Bernd ist mein Charakter. Ich habe ihn mit Wesenszügen versehen und ihm einem Beruf zugeteilt. Hannah ist der Charakter meiner Mitspielerin, in diesem Fall meiner Frau. Sie hat mir die drei äußeren Merkmale zugeteilt und erzählt dazu, wie ich, Bernd, ihr aufgefallen bin. Ich lege ein wenig das Aussehen von Hannah fest und erzähle ebenso, wie sie mir auffiel.
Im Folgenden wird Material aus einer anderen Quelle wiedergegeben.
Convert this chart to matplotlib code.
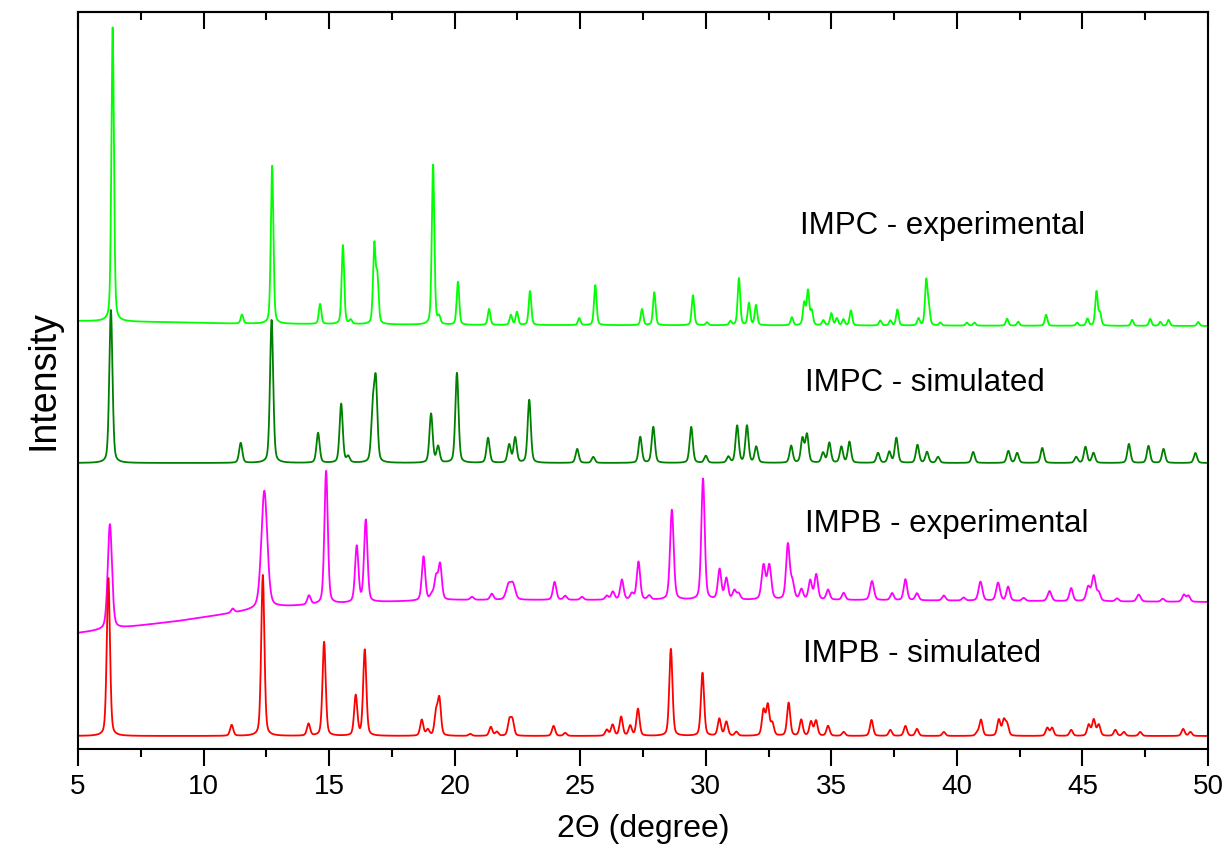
"""
XRD patterns: IMPC / IMPB, experimental vs simulated, stacked with offsets.
"""
import numpy as np
import matplotlib
matplotlib.use("Agg")
import matplotlib.pyplot as plt
from matplotlib.ticker import MultipleLocator

plt.rcParams["font.family"] = ["Liberation Sans", "DejaVu Sans"]

# ── Peak lists (2theta, height above background) ──
IMPC_EXP_POS = [6.38, 11.53, 12.73, 14.64, 15.55, 15.86, 16.80, 16.92, 19.14, 19.38,
                20.13, 21.37, 22.24, 22.48, 23.00, 24.96, 25.60, 27.46, 27.95, 29.49,
                30.05, 30.98, 31.32, 31.72, 32.00, 33.43, 33.92, 34.07, 34.22, 34.68,
                35.00, 35.22, 35.48, 35.78, 36.95, 37.35, 37.63, 38.47, 38.78, 38.88,
                39.34, 40.40, 40.70, 42.00, 42.44, 43.55, 44.79, 45.20, 45.56, 45.70,
                46.98, 47.70, 48.10, 48.43, 49.61]
IMPC_EXP_HGT = [294, 9, 158, 20, 79, 4, 78, 45, 160, 7,
                43, 16, 10, 13, 34, 7, 40, 16, 33, 30,
                3, 4, 47, 22, 20, 8, 22, 34, 14, 5,
                12, 7, 6, 15, 5, 5, 16, 7, 44, 16,
                3, 3, 3, 7, 4, 11, 3, 7, 34, 12,
                6, 7, 4, 6, 4]
IMPC_EXP_BG_X = [5, 8, 11, 20, 50]
IMPC_EXP_BG_Y = [428, 427, 425.5, 424, 423]
IMPC_EXP_FWHM = 0.12

IMPC_SIM_POS = [6.31, 11.48, 12.71, 14.56, 15.48, 15.76, 16.74, 16.86, 19.06, 19.34,
                20.09, 21.33, 22.17, 22.41, 22.97, 24.88, 25.52, 27.39, 27.91, 29.42,
                30.00, 30.90, 31.25, 31.64, 32.01, 33.40, 33.85, 34.03, 34.67, 34.92,
                35.40, 35.72, 36.86, 37.31, 37.59, 38.43, 38.81, 39.25, 40.65, 42.05,
                42.40, 43.40, 44.75, 45.12, 45.44, 46.85, 47.63, 48.23, 49.50]
IMPC_SIM_HGT = [153, 20, 143, 30, 59, 6, 50, 78, 49, 16,
                90, 25, 18, 25, 63, 14, 6, 26, 36, 36,
                7, 6, 37, 37, 16, 17, 24, 28, 10, 20,
                16, 21, 10, 11, 25, 18, 11, 6, 11, 12,
                10, 15, 6, 16, 10, 19, 17, 14, 10]
IMPC_SIM_BG_X = [5, 50]
IMPC_SIM_BG_Y = [286, 286]
IMPC_SIM_FWHM = 0.15

IMPB_EXP_POS = [6.27, 11.16, 12.42, 14.20, 14.88, 16.10, 16.46, 18.76, 19.09, 19.26,
                19.42, 20.69, 21.48, 22.14, 22.32, 23.98, 24.40, 25.07, 26.06, 26.30,
                26.66, 27.06, 27.32, 27.75, 28.65, 29.89, 30.55, 30.82, 31.14, 31.31,
                32.30, 32.53, 33.27, 33.45, 33.81, 34.16, 34.40, 34.87, 35.49, 36.62,
                37.42, 37.95, 38.41, 39.48, 40.27, 40.94, 41.64, 42.04, 42.66, 43.69,
                44.55, 45.23, 45.45, 45.65, 46.38, 47.24, 48.20, 49.04, 49.22]
IMPB_EXP_HGT = [105, 4, 118, 9, 133, 56, 82, 44, 5, 22,
                35, 3, 6, 14, 15, 18, 4, 3, 4, 8,
                20, 6, 38, 4, 90, 121, 30, 21, 9, 6,
                34, 34, 55, 16, 10, 19, 25, 10, 7, 19,
                7, 21, 7, 5, 3, 19, 18, 14, 3, 10,
                13, 14, 25, 8, 3, 7, 3, 7, 6]
IMPB_EXP_FWHM = [0.20, 0.15, 0.28, 0.16, 0.16, 0.16, 0.16, 0.16, 0.16, 0.16,
                 0.16, 0.16, 0.16, 0.22, 0.22, 0.16, 0.16, 0.16, 0.16, 0.16,
                 0.16, 0.16, 0.16, 0.16, 0.17, 0.16, 0.16, 0.16, 0.16, 0.16,
                 0.18, 0.18, 0.17, 0.17, 0.16, 0.16, 0.16, 0.16, 0.16, 0.18,
                 0.16, 0.16, 0.16, 0.16, 0.16, 0.18, 0.18, 0.16, 0.16, 0.18,
                 0.16, 0.18, 0.18, 0.16, 0.16, 0.18, 0.16, 0.16, 0.16]
IMPB_EXP_BG_X = [5, 6, 7, 9, 12, 13, 15, 17, 20, 35, 50]
IMPB_EXP_BG_Y = [116, 119, 122, 128, 139, 142, 145, 147, 149, 149, 147]

IMPB_SIM_POS = [6.21, 11.12, 12.36, 14.18, 14.80, 16.06, 16.42, 18.69, 18.93, 19.26,
                19.39, 20.62, 21.44, 21.68, 22.18, 22.30, 23.94, 24.40, 26.06, 26.29,
                26.63, 26.99, 27.30, 28.61, 29.87, 30.54, 30.82, 31.22, 32.30, 32.47,
                32.65, 33.30, 33.80, 34.19, 34.39, 34.87, 35.49, 36.60, 37.35, 37.95,
                38.41, 39.48, 40.81, 40.96, 41.67, 41.87, 42.00, 43.60, 43.79, 44.55,
                45.25, 45.45, 45.65, 46.31, 46.65, 47.30, 49.01, 49.30]
IMPB_SIM_HGT = [158, 11, 161, 12, 94, 40, 86, 16, 6, 22,
                36, 2, 9, 4, 15, 15, 10, 3, 6, 11,
                19, 10, 27, 87, 63, 17, 14, 4, 25, 30,
                12, 33, 16, 14, 15, 10, 4, 16, 6, 10,
                7, 4, 3, 16, 16, 15, 11, 8, 8, 6,
                11, 16, 11, 6, 4, 4, 7, 4]
IMPB_SIM_BG_X = [5, 50]
IMPB_SIM_BG_Y = [13, 13]
IMPB_SIM_FWHM = 0.15

LABELS = ["IMPC - experimental", "IMPC - simulated", "IMPB - experimental", "IMPB - simulated"]
LABEL_X = [33.76, 33.96, 33.96, 33.88]
LABEL_Y = [523, 366, 225, 95]


def pattern(tt, pos, hgt, fwhm, bg_x, bg_y, eta=0.35):
    """Pseudo-Voigt peaks on top of a piecewise-linear background."""
    pos = np.asarray(pos, float)
    hgt = np.asarray(hgt, float)
    w = np.broadcast_to(np.asarray(fwhm, float), pos.shape)
    d = tt[:, None] - pos[None, :]
    hw = w[None, :] / 2
    lor = 1.0 / (1.0 + (d / hw) ** 2)
    gau = np.exp(-np.log(2) * (d / hw) ** 2)
    return np.interp(tt, bg_x, bg_y) + ((eta * lor + (1 - eta) * gau) * hgt).sum(1)


tt = np.linspace(5, 50, 9001)

series = [
    (IMPC_EXP_POS, IMPC_EXP_HGT, IMPC_EXP_FWHM, IMPC_EXP_BG_X, IMPC_EXP_BG_Y, "#00ff00"),
    (IMPC_SIM_POS, IMPC_SIM_HGT, IMPC_SIM_FWHM, IMPC_SIM_BG_X, IMPC_SIM_BG_Y, "#008000"),
    (IMPB_EXP_POS, IMPB_EXP_HGT, IMPB_EXP_FWHM, IMPB_EXP_BG_X, IMPB_EXP_BG_Y, "#ff00ff"),
    (IMPB_SIM_POS, IMPB_SIM_HGT, IMPB_SIM_FWHM, IMPB_SIM_BG_X, IMPB_SIM_BG_Y, "#ff0000"),
]

fig = plt.figure(figsize=(12.27, 8.61), dpi=100)
ax = fig.add_axes([78 / 1227, 1 - 749 / 861, 1130 / 1227, 737 / 861])

for pos, hgt, fw, bx, by, col in series:
    ax.plot(tt, pattern(tt, pos, hgt, fw, bx, by), color=col, lw=1.3)

for lab, lx, ly in zip(LABELS, LABEL_X, LABEL_Y):
    ax.text(lx, ly, lab, fontsize=22.5, va="center", ha="left")

ax.set_xlim(5, 50)
ax.set_ylim(0, 737)
ax.xaxis.set_major_locator(MultipleLocator(5))
ax.xaxis.set_minor_locator(MultipleLocator(2.5))
ax.tick_params(axis="x", which="both", bottom=True, top=False, direction="out",
               labelsize=20, width=1.5, pad=6)
ax.tick_params(axis="x", which="major", length=12)
ax.tick_params(axis="x", which="minor", length=6)
ax.set_yticks([])

# top axis: inward ticks, no labels
top = ax.secondary_xaxis("top")
top.xaxis.set_major_locator(MultipleLocator(5))
top.xaxis.set_minor_locator(MultipleLocator(2.5))
top.tick_params(which="both", direction="in", labeltop=False, width=1.5)
top.tick_params(which="major", length=12)
top.tick_params(which="minor", length=6)

for sp in ax.spines.values():
    sp.set_linewidth(1.5)
top.spines["top"].set_linewidth(1.5)

ax.set_xlabel("2\u0398 (degree)", fontsize=23, labelpad=10)
ax.set_ylabel("Intensity", fontsize=27, labelpad=12)

fig.savefig("out.png", dpi=100)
Ich spiele mich nicht selbst, sondern einen fiktiven Charakter, für den ich entscheide. Bernd ist ein fröhlicher Typ, der auf Spaß aus ist. So entscheide ich, dass er mit Hannah zum Karaoke möchte. Ich bin kein Freund davon, aber mein Charakter verhält sich anders, nicht so wie ich bin, sondern nach seiner Rolle, seinem Wesen, seinem Beruf, nachdem, wie ich ihn ausschmücke, und manchmal auch nach Hannah. Die erste Frage ist recht harmlos. Wir bekommen Herzen, die anzeigen, wie verliebt wir sind. Wählen wir das Gleiche, sind es mehr Herzen, mehr Liebe und eine bessere Aussicht auf eine erfüllte Partnerschaft.

Unsere Beziehung erstreckt sich über drei Kapitel, die jeweils in Szenen unterteilt sind. Die Szenen sind auf Karten vorgegeben, mit ihren Auswirkungen. Abwechselnd wählen wir die Szene, die unser Paar durchläuft. Eben haben wir beide die Fragen beantwortet. Nun frage ich Hannah, wer ihr Traumgast ist. Was antwortet sie mir? Ich bin gespannt. Sie erzählt mir von ihrer Großmutter. Mit diesen Erzählungen gibt der Charakter ein Stück seines Wesens bekannt. So erfährt der andere etwas über die Persönlichkeit des Gegenübers.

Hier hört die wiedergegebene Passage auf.